# Work required
Every line from the start of the records through the line with "import plotly.graph_objects as go" is to be written out exactly; pictures are not.

# Figure scripts
========================================================================
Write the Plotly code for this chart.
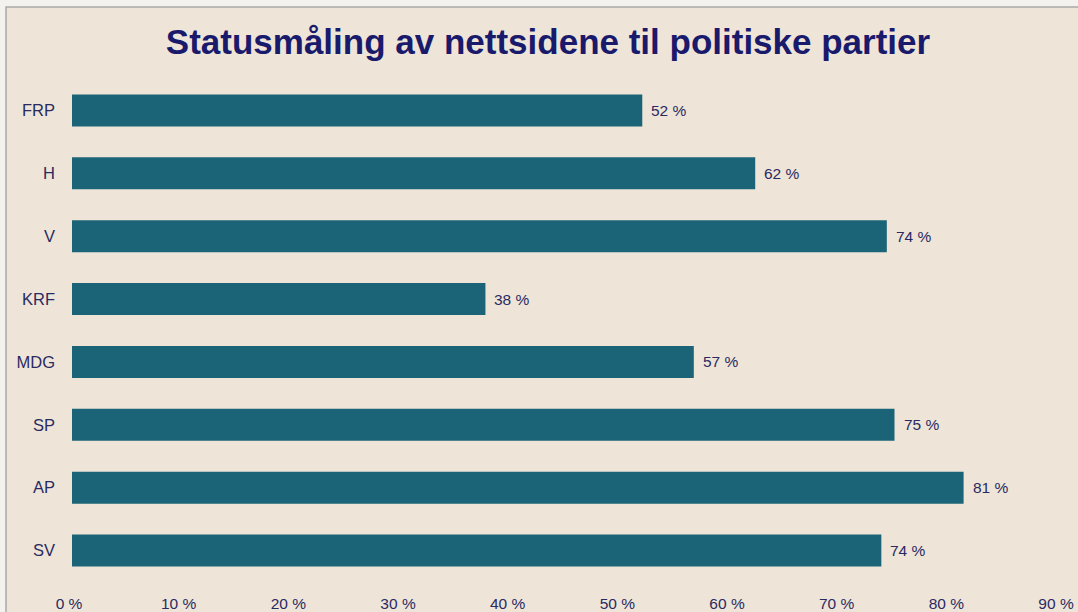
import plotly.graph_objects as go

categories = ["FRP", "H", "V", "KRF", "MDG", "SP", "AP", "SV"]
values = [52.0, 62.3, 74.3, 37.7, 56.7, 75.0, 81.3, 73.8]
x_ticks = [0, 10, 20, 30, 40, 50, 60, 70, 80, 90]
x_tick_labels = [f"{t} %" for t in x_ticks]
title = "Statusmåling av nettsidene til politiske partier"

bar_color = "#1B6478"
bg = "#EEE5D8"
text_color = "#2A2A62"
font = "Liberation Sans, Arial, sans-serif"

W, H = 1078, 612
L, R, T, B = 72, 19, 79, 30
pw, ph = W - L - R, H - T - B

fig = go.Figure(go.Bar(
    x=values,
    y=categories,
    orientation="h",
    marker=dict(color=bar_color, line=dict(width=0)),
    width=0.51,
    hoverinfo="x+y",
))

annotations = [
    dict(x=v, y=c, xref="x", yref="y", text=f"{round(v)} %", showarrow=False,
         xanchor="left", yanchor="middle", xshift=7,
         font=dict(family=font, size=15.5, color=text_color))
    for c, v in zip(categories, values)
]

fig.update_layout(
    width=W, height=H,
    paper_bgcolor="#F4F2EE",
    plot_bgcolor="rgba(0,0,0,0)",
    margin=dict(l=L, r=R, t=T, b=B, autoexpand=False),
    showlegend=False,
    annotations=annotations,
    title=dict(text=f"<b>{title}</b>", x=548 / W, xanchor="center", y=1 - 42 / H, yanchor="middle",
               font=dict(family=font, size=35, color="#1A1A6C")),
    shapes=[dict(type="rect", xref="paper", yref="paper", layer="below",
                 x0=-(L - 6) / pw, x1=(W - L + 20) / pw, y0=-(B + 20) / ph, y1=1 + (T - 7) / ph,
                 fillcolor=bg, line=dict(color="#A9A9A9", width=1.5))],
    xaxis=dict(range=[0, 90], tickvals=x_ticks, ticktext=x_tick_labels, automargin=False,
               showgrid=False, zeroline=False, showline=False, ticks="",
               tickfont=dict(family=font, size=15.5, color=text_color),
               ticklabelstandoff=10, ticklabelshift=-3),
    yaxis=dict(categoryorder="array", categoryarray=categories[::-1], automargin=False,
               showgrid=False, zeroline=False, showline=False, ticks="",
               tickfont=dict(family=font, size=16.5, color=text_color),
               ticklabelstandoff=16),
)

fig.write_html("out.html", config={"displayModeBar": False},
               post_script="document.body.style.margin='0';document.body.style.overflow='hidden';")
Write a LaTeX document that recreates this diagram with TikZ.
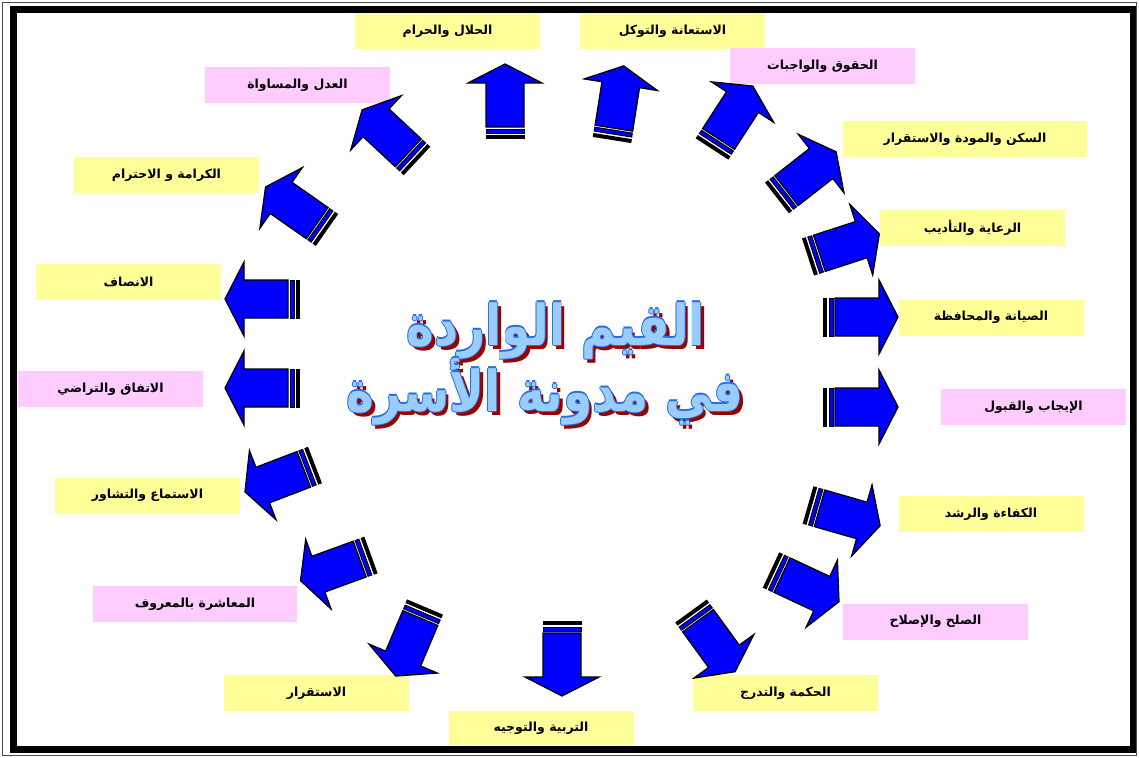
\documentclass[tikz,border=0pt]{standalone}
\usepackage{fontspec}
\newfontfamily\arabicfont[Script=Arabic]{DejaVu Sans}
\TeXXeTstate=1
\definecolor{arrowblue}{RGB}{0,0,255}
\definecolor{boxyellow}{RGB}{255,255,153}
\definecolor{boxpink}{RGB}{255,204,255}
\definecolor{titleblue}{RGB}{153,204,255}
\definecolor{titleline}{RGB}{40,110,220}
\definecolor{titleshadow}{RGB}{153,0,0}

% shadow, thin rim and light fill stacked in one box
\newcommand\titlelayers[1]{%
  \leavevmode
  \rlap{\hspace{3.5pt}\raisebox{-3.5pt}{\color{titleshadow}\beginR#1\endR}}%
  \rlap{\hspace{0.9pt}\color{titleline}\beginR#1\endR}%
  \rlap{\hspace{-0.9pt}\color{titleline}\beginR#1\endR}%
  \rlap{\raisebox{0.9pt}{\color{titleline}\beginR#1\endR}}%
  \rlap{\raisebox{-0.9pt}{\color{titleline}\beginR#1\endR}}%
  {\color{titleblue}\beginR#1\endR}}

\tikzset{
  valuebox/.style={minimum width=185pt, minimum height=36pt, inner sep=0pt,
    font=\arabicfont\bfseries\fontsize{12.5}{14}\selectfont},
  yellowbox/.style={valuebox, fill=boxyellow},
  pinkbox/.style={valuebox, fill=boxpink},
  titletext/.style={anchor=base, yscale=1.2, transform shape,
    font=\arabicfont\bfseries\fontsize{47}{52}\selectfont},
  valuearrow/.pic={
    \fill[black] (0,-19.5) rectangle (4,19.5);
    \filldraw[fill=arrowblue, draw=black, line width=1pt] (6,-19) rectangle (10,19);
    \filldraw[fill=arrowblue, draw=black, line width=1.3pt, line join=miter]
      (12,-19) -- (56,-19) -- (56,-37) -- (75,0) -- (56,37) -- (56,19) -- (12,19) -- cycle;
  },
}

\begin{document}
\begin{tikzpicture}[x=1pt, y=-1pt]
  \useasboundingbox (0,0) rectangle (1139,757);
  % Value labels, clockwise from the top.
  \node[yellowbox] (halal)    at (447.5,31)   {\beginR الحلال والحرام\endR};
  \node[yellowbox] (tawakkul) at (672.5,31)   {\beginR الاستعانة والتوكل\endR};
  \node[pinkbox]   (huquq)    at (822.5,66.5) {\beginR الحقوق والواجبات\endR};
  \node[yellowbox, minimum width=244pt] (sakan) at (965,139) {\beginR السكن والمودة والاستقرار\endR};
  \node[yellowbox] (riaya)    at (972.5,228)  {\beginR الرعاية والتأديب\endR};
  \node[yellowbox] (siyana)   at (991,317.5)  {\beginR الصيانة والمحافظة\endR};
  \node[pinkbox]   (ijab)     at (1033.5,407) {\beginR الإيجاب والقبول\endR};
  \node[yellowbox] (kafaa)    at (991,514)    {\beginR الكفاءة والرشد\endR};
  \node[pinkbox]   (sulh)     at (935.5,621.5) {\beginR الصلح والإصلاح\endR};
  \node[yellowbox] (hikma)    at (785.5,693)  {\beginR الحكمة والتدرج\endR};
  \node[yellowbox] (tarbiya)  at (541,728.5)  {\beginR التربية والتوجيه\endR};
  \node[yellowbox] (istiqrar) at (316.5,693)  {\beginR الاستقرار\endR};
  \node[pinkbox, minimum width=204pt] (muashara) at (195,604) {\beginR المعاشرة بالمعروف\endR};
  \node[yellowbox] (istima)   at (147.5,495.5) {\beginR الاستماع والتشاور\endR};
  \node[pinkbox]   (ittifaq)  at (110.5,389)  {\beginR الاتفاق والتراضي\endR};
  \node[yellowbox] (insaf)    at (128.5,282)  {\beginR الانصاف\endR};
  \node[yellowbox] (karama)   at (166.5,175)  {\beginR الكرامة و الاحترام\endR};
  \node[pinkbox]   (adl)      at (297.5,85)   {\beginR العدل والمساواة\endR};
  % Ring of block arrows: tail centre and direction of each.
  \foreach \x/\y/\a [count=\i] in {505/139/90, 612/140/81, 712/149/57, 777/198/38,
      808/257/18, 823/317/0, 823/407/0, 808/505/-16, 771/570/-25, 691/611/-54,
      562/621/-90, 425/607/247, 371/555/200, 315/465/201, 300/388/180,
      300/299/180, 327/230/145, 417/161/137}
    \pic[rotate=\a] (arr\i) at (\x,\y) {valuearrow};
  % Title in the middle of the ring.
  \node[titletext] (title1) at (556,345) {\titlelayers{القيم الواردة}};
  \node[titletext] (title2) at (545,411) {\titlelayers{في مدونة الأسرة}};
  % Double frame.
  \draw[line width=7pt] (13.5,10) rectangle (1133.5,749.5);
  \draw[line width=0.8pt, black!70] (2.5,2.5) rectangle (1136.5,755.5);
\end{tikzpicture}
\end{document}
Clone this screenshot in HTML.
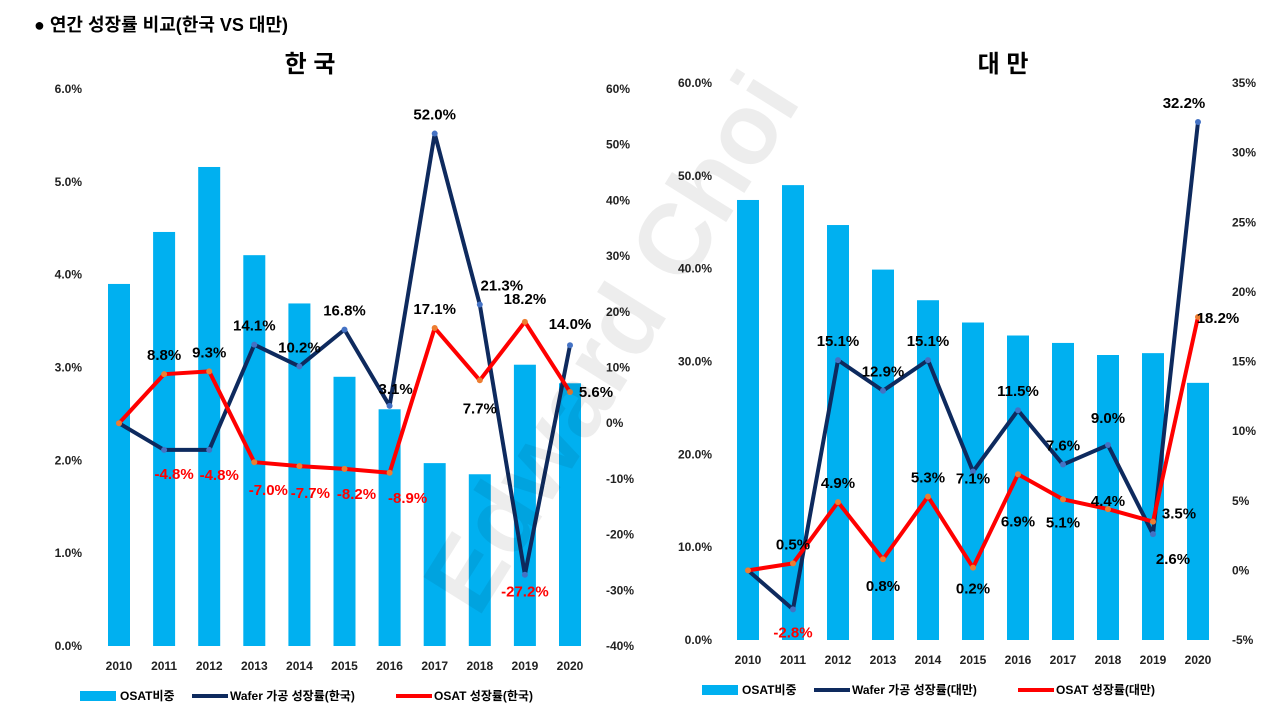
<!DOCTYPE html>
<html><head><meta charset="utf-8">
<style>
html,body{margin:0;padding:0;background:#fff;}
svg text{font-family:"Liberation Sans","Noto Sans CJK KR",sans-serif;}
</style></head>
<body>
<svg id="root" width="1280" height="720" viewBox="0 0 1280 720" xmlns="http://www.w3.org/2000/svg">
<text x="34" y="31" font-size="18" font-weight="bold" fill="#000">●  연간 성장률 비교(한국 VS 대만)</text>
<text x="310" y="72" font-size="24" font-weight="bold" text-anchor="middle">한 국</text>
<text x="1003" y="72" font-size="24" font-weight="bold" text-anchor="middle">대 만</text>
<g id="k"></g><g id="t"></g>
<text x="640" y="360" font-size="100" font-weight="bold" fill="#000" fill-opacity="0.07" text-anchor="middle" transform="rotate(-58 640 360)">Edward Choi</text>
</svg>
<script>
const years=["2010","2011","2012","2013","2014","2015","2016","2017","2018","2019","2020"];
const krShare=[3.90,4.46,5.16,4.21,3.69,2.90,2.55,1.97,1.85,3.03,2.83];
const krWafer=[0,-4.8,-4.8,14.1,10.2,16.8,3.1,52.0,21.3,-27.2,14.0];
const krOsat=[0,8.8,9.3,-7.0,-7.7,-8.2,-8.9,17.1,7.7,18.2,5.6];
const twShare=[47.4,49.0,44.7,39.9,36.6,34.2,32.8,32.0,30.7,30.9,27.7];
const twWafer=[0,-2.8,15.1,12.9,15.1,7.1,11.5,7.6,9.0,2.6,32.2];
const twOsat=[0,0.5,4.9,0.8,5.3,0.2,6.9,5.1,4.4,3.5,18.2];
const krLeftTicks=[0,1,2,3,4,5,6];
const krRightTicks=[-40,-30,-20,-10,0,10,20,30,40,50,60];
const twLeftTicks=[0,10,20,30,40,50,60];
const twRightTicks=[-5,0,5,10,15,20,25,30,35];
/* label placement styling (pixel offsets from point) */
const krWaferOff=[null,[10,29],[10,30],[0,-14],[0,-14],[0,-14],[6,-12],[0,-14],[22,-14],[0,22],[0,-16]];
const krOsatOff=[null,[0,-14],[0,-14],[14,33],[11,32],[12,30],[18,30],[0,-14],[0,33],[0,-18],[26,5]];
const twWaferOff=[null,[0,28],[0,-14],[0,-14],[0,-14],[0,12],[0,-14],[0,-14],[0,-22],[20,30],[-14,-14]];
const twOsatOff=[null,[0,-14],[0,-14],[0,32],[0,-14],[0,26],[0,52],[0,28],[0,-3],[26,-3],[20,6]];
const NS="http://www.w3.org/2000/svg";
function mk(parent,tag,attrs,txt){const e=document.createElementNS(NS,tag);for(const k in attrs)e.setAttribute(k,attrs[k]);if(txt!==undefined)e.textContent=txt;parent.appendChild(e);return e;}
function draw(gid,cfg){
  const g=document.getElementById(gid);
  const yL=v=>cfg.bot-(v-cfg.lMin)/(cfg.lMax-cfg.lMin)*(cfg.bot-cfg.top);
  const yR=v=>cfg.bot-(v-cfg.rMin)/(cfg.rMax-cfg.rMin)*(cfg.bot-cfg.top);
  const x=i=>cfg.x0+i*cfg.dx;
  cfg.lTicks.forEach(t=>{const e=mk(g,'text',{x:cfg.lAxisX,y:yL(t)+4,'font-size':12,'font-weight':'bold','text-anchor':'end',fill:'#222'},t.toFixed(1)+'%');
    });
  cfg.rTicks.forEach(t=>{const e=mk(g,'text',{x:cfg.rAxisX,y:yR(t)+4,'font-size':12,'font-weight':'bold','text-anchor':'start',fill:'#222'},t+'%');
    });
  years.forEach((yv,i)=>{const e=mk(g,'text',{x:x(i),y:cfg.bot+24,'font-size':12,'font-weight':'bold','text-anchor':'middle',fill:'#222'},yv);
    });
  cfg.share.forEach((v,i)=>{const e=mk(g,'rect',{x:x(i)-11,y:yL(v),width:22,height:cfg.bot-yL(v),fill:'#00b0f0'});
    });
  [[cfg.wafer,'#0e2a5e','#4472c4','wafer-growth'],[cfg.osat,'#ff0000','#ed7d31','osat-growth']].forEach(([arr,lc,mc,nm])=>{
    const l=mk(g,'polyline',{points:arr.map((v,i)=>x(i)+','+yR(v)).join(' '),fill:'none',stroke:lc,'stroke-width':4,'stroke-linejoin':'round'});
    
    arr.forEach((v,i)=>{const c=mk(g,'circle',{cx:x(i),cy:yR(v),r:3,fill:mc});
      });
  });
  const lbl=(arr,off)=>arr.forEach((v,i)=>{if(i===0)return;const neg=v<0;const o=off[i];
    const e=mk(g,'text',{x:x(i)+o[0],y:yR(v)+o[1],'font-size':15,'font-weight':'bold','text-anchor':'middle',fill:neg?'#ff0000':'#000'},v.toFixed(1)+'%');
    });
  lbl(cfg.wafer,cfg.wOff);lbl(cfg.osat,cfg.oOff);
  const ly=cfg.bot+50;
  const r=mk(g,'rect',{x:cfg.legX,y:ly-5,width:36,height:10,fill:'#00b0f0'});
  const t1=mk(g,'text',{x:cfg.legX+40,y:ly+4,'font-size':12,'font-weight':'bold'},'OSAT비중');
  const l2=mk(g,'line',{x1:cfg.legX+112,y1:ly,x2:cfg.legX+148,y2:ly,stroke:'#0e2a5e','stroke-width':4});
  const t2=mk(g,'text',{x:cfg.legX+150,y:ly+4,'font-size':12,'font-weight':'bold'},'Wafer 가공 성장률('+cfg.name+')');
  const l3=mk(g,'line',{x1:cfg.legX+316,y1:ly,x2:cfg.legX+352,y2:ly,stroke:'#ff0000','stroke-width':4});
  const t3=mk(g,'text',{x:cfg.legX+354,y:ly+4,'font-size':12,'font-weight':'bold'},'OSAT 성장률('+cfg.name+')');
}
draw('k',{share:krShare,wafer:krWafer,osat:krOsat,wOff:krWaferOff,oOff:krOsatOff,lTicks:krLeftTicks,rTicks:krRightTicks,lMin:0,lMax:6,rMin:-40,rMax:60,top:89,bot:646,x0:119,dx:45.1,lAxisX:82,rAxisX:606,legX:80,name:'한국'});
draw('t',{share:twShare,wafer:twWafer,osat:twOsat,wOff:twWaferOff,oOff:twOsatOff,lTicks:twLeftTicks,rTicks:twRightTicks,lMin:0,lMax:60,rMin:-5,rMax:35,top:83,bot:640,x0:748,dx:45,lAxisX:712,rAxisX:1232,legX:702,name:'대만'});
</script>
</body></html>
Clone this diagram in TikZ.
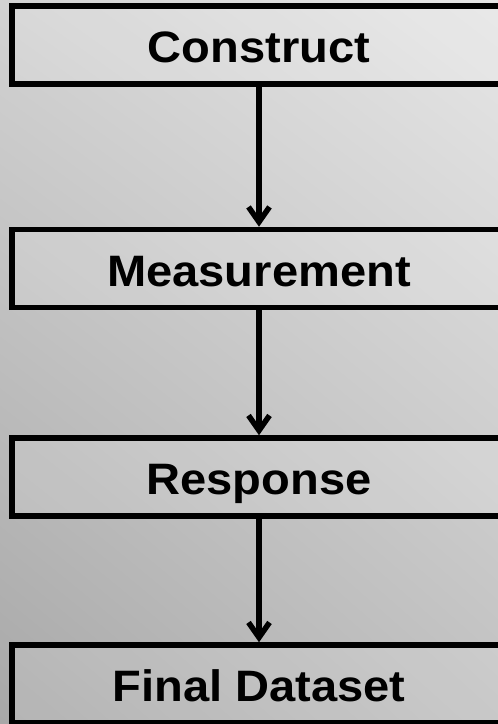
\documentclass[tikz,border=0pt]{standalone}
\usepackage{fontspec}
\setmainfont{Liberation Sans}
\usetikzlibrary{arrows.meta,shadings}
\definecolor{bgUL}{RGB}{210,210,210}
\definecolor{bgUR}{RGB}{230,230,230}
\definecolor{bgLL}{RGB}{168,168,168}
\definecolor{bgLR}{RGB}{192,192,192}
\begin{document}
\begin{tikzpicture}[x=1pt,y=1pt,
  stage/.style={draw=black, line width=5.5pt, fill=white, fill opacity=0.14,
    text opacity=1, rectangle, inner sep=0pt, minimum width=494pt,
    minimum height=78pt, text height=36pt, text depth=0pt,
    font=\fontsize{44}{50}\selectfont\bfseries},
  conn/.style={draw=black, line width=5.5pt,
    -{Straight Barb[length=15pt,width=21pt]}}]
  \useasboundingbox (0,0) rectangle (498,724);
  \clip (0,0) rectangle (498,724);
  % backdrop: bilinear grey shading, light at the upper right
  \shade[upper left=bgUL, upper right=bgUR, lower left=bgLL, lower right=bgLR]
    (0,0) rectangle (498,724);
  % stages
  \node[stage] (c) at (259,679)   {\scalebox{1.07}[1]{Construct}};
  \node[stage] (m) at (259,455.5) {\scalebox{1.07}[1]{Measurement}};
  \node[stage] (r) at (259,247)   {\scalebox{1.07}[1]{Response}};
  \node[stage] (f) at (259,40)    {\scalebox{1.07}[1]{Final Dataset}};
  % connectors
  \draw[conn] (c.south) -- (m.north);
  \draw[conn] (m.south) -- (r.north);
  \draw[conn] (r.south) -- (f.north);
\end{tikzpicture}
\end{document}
========================================================================
# Task response
Write the Plotly code for this chart.
import plotly.graph_objects as go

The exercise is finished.